Dataset content |
---*---

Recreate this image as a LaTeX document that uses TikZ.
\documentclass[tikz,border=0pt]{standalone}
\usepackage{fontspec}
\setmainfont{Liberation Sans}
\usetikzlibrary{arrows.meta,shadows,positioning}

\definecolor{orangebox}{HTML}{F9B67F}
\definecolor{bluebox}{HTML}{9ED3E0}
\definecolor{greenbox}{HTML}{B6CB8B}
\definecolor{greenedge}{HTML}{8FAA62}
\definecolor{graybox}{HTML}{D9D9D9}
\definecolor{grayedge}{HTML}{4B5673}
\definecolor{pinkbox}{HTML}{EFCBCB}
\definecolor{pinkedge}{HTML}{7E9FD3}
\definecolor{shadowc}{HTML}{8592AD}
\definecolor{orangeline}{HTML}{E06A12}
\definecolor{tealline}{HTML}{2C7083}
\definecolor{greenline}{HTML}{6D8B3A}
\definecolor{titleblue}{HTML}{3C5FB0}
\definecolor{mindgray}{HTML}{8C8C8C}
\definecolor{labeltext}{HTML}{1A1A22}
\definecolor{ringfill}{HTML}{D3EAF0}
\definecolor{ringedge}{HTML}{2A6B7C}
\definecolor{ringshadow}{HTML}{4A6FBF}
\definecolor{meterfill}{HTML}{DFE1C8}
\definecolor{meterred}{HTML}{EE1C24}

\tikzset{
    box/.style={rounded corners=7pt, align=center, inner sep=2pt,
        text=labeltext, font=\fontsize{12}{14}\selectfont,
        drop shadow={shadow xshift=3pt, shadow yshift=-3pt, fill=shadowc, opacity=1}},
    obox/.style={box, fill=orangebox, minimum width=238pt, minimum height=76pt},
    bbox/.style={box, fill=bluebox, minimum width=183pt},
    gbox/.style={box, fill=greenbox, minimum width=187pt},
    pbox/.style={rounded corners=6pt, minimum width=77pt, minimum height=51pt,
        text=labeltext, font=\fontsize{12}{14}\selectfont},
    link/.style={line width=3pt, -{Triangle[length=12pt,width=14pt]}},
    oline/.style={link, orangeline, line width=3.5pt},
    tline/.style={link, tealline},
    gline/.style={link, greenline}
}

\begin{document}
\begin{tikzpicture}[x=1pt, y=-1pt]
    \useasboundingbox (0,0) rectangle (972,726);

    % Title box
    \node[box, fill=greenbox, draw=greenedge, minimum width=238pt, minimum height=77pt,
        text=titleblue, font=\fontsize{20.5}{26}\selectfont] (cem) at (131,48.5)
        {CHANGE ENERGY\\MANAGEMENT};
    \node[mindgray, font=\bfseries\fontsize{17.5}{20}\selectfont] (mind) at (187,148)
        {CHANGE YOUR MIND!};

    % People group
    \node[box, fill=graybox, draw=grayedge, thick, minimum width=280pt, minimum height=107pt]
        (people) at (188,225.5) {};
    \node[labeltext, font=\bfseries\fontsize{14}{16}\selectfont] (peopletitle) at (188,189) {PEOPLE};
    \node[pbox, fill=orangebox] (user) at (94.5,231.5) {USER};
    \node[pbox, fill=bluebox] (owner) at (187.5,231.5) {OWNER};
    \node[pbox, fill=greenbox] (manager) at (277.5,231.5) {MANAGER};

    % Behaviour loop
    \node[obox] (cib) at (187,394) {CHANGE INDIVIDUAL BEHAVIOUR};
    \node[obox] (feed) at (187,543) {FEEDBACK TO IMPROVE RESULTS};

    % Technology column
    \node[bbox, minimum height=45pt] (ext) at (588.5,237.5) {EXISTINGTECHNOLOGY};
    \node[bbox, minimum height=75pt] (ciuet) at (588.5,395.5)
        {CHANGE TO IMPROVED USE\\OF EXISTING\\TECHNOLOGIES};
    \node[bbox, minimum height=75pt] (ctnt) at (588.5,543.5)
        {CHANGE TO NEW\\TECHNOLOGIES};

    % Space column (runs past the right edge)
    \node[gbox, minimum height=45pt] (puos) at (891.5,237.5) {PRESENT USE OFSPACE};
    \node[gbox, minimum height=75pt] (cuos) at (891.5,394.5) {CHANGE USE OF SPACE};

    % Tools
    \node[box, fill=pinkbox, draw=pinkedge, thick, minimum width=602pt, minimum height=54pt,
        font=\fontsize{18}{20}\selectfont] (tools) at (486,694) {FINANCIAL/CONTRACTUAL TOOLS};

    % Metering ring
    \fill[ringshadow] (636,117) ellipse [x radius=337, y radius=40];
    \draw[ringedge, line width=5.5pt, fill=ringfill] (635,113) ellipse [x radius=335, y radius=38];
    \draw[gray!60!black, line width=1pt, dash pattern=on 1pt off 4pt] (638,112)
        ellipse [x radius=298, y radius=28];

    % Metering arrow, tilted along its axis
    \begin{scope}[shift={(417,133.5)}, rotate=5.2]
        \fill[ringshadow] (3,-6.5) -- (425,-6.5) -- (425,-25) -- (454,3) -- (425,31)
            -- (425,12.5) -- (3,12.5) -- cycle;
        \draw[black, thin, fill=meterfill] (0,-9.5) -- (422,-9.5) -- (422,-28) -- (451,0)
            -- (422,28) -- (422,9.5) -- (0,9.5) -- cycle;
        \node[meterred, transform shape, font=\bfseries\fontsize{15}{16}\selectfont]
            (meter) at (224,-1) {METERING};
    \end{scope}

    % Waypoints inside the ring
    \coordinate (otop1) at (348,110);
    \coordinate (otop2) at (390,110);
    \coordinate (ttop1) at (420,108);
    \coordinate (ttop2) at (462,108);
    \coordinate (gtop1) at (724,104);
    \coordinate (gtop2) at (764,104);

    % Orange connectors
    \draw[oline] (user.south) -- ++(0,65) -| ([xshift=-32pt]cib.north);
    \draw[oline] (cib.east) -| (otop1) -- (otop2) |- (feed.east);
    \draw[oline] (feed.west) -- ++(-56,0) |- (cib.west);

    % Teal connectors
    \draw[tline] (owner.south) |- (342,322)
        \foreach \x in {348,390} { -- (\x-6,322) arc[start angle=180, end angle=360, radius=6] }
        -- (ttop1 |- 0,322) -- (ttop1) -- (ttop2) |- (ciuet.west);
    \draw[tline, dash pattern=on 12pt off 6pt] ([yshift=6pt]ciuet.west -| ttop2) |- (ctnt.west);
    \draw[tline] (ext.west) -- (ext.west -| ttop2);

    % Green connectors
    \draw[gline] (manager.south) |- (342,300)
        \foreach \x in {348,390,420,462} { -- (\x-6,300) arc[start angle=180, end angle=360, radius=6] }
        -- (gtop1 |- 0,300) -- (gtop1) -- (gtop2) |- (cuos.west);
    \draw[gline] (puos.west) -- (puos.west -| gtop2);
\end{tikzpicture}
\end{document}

---*---

The exercise | Write the material out again word for word.

Exercise solution |
Recreate this image as a LaTeX document that uses TikZ.
\documentclass[tikz,border=0pt]{standalone}
\usepackage{fontspec}
\setmainfont{Liberation Sans}
\usetikzlibrary{arrows.meta,shadows,positioning}

\definecolor{orangebox}{HTML}{F9B67F}
\definecolor{bluebox}{HTML}{9ED3E0}
\definecolor{greenbox}{HTML}{B6CB8B}
\definecolor{greenedge}{HTML}{8FAA62}
\definecolor{graybox}{HTML}{D9D9D9}
\definecolor{grayedge}{HTML}{4B5673}
\definecolor{pinkbox}{HTML}{EFCBCB}
\definecolor{pinkedge}{HTML}{7E9FD3}
\definecolor{shadowc}{HTML}{8592AD}
\definecolor{orangeline}{HTML}{E06A12}
\definecolor{tealline}{HTML}{2C7083}
\definecolor{greenline}{HTML}{6D8B3A}
\definecolor{titleblue}{HTML}{3C5FB0}
\definecolor{mindgray}{HTML}{8C8C8C}
\definecolor{labeltext}{HTML}{1A1A22}
\definecolor{ringfill}{HTML}{D3EAF0}
\definecolor{ringedge}{HTML}{2A6B7C}
\definecolor{ringshadow}{HTML}{4A6FBF}
\definecolor{meterfill}{HTML}{DFE1C8}
\definecolor{meterred}{HTML}{EE1C24}

\tikzset{
    box/.style={rounded corners=7pt, align=center, inner sep=2pt,
        text=labeltext, font=\fontsize{12}{14}\selectfont,
        drop shadow={shadow xshift=3pt, shadow yshift=-3pt, fill=shadowc, opacity=1}},
    obox/.style={box, fill=orangebox, minimum width=238pt, minimum height=76pt},
    bbox/.style={box, fill=bluebox, minimum width=183pt},
    gbox/.style={box, fill=greenbox, minimum width=187pt},
    pbox/.style={rounded corners=6pt, minimum width=77pt, minimum height=51pt,
        text=labeltext, font=\fontsize{12}{14}\selectfont},
    link/.style={line width=3pt, -{Triangle[length=12pt,width=14pt]}},
    oline/.style={link, orangeline, line width=3.5pt},
    tline/.style={link, tealline},
    gline/.style={link, greenline}
}

\begin{document}
\begin{tikzpicture}[x=1pt, y=-1pt]
    \useasboundingbox (0,0) rectangle (972,726);

    % Title box
    \node[box, fill=greenbox, draw=greenedge, minimum width=238pt, minimum height=77pt,
        text=titleblue, font=\fontsize{20.5}{26}\selectfont] (cem) at (131,48.5)
        {CHANGE ENERGY\\MANAGEMENT};
    \node[mindgray, font=\bfseries\fontsize{17.5}{20}\selectfont] (mind) at (187,148)
        {CHANGE YOUR MIND!};

    % People group
    \node[box, fill=graybox, draw=grayedge, thick, minimum width=280pt, minimum height=107pt]
        (people) at (188,225.5) {};
    \node[labeltext, font=\bfseries\fontsize{14}{16}\selectfont] (peopletitle) at (188,189) {PEOPLE};
    \node[pbox, fill=orangebox] (user) at (94.5,231.5) {USER};
    \node[pbox, fill=bluebox] (owner) at (187.5,231.5) {OWNER};
    \node[pbox, fill=greenbox] (manager) at (277.5,231.5) {MANAGER};

    % Behaviour loop
    \node[obox] (cib) at (187,394) {CHANGE INDIVIDUAL BEHAVIOUR};
    \node[obox] (feed) at (187,543) {FEEDBACK TO IMPROVE RESULTS};

    % Technology column
    \node[bbox, minimum height=45pt] (ext) at (588.5,237.5) {EXISTINGTECHNOLOGY};
    \node[bbox, minimum height=75pt] (ciuet) at (588.5,395.5)
        {CHANGE TO IMPROVED USE\\OF EXISTING\\TECHNOLOGIES};
    \node[bbox, minimum height=75pt] (ctnt) at (588.5,543.5)
        {CHANGE TO NEW\\TECHNOLOGIES};

    % Space column (runs past the right edge)
    \node[gbox, minimum height=45pt] (puos) at (891.5,237.5) {PRESENT USE OFSPACE};
    \node[gbox, minimum height=75pt] (cuos) at (891.5,394.5) {CHANGE USE OF SPACE};

    % Tools
    \node[box, fill=pinkbox, draw=pinkedge, thick, minimum width=602pt, minimum height=54pt,
        font=\fontsize{18}{20}\selectfont] (tools) at (486,694) {FINANCIAL/CONTRACTUAL TOOLS};

    % Metering ring
    \fill[ringshadow] (636,117) ellipse [x radius=337, y radius=40];
    \draw[ringedge, line width=5.5pt, fill=ringfill] (635,113) ellipse [x radius=335, y radius=38];
    \draw[gray!60!black, line width=1pt, dash pattern=on 1pt off 4pt] (638,112)
        ellipse [x radius=298, y radius=28];

    % Metering arrow, tilted along its axis
    \begin{scope}[shift={(417,133.5)}, rotate=5.2]
        \fill[ringshadow] (3,-6.5) -- (425,-6.5) -- (425,-25) -- (454,3) -- (425,31)
            -- (425,12.5) -- (3,12.5) -- cycle;
        \draw[black, thin, fill=meterfill] (0,-9.5) -- (422,-9.5) -- (422,-28) -- (451,0)
            -- (422,28) -- (422,9.5) -- (0,9.5) -- cycle;
        \node[meterred, transform shape, font=\bfseries\fontsize{15}{16}\selectfont]
            (meter) at (224,-1) {METERING};
    \end{scope}

    % Waypoints inside the ring
    \coordinate (otop1) at (348,110);
    \coordinate (otop2) at (390,110);
    \coordinate (ttop1) at (420,108);
    \coordinate (ttop2) at (462,108);
    \coordinate (gtop1) at (724,104);
    \coordinate (gtop2) at (764,104);

    % Orange connectors
    \draw[oline] (user.south) -- ++(0,65) -| ([xshift=-32pt]cib.north);
    \draw[oline] (cib.east) -| (otop1) -- (otop2) |- (feed.east);
    \draw[oline] (feed.west) -- ++(-56,0) |- (cib.west);

    % Teal connectors
    \draw[tline] (owner.south) |- (342,322)
        \foreach \x in {348,390} { -- (\x-6,322) arc[start angle=180, end angle=360, radius=6] }
        -- (ttop1 |- 0,322) -- (ttop1) -- (ttop2) |- (ciuet.west);
    \draw[tline, dash pattern=on 12pt off 6pt] ([yshift=6pt]ciuet.west -| ttop2) |- (ctnt.west);
    \draw[tline] (ext.west) -- (ext.west -| ttop2);

    % Green connectors
    \draw[gline] (manager.south) |- (342,300)
        \foreach \x in {348,390,420,462} { -- (\x-6,300) arc[start angle=180, end angle=360, radius=6] }
        -- (gtop1 |- 0,300) -- (gtop1) -- (gtop2) |- (cuos.west);
    \draw[gline] (puos.west) -- (puos.west -| gtop2);
\end{tikzpicture}
\end{document}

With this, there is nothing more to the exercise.